Similarly, the APS report recommends that the Government Accountability Office should estimate the budgetary impact prior to the United States green-lighting the Moon-Mars proposal.

Critical reaction

The APS report has met with some disapproval.

One critic is former Congressman Robert Walker, a member of the Presidential Commission on the Implementation of the United States Space Exploration Policy in 2004 - also known as the Aldridge Commission given its chairman, Pete Aldridge.

The APS report ignores the contention of the Aldridge Commission that the Moon to Mars and Beyond Vision is enabled by science and enables science, Walker told SPACE.com. It is the present mission at NASA that lacks direction and focus. The Moon to Mars and Beyond program is an attempt to refocus NASA in a positive way, Walker said.

The APS report is a defense of the NASA that "has been" rather than an effort to create the NASA that "can be", Walker concluded.
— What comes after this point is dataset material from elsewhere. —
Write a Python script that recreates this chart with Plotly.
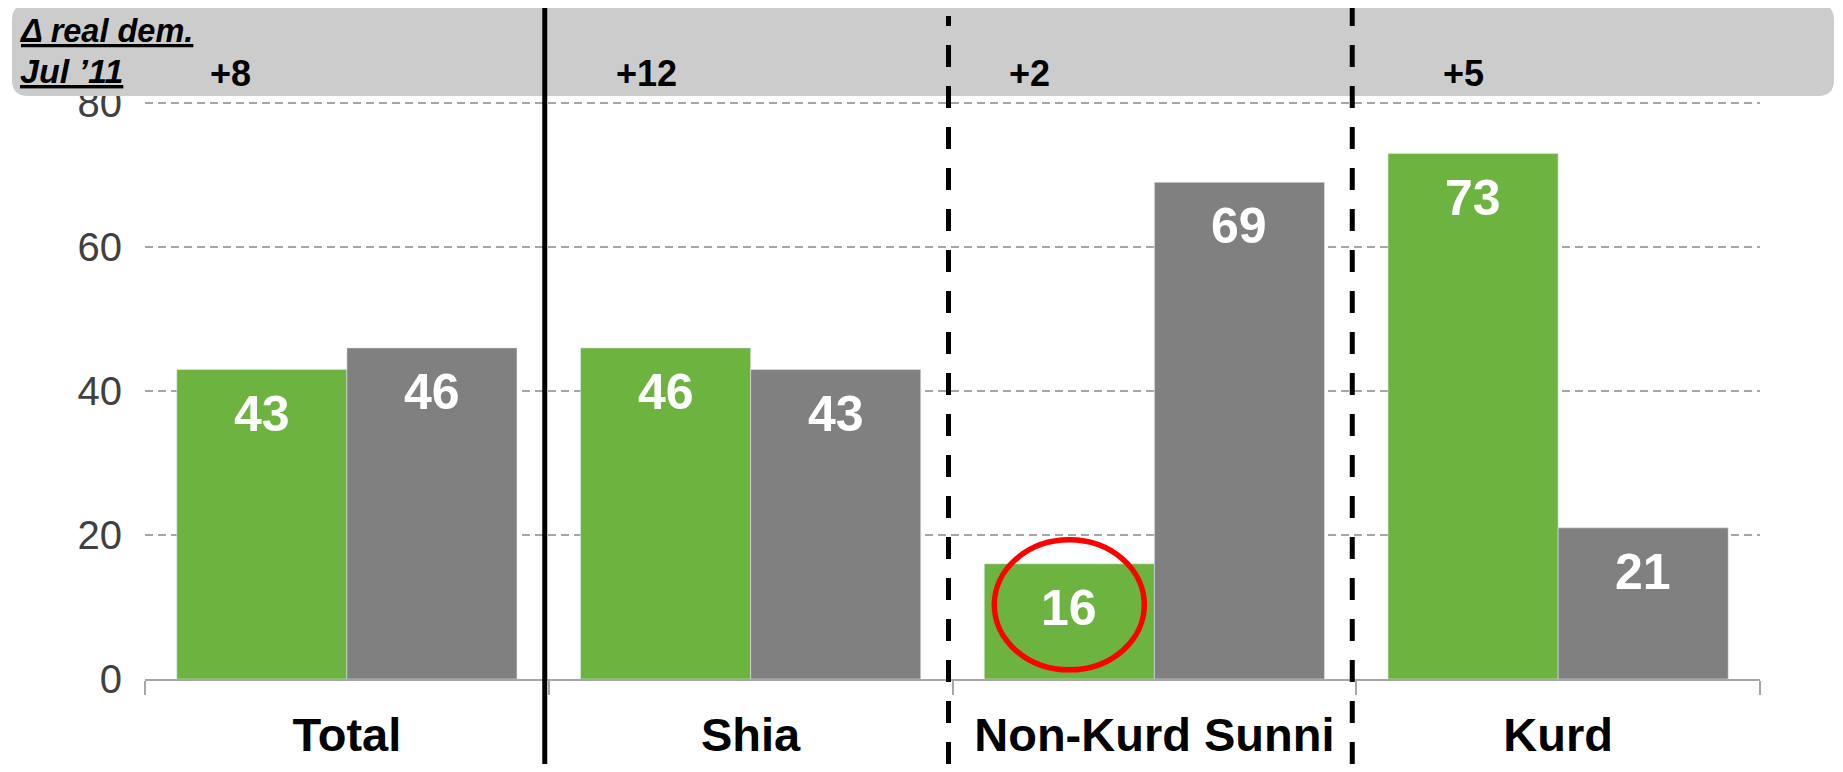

Robot versus human explorers

The strong pro-robot message of the APS stirred up a response from Robert Zubrin, President of the Mars Society.

The APS report is false on its face, Zubrin told SPACE.com. In fact, NASA's most cost-effective science program to date has been the Hubble Space Telescope (news - web sites), a human spaceflight activity. Hubble may have cost twice the Galileo mission to Jupiter, but it has returned more than 100 times the science. This is proof that when human spaceflight activities are properly targeted, they can achieve far more science return than is possible with robotic means,

One of the central questions confronting science today is the origin of life, and the uniqueness or generality of the processes that allow it, Zubrin said.

The answers in this matter can best be found by sending human explorers to Mars, who can search the environment for fossils and set up drilling rigs to reach liquid ground water where extant life may yet exist. By sampling such life and examining its biochemistry we can find out fundamental truths about the nature of life in the universe. This can only be done by human explorers, Zubrin explained.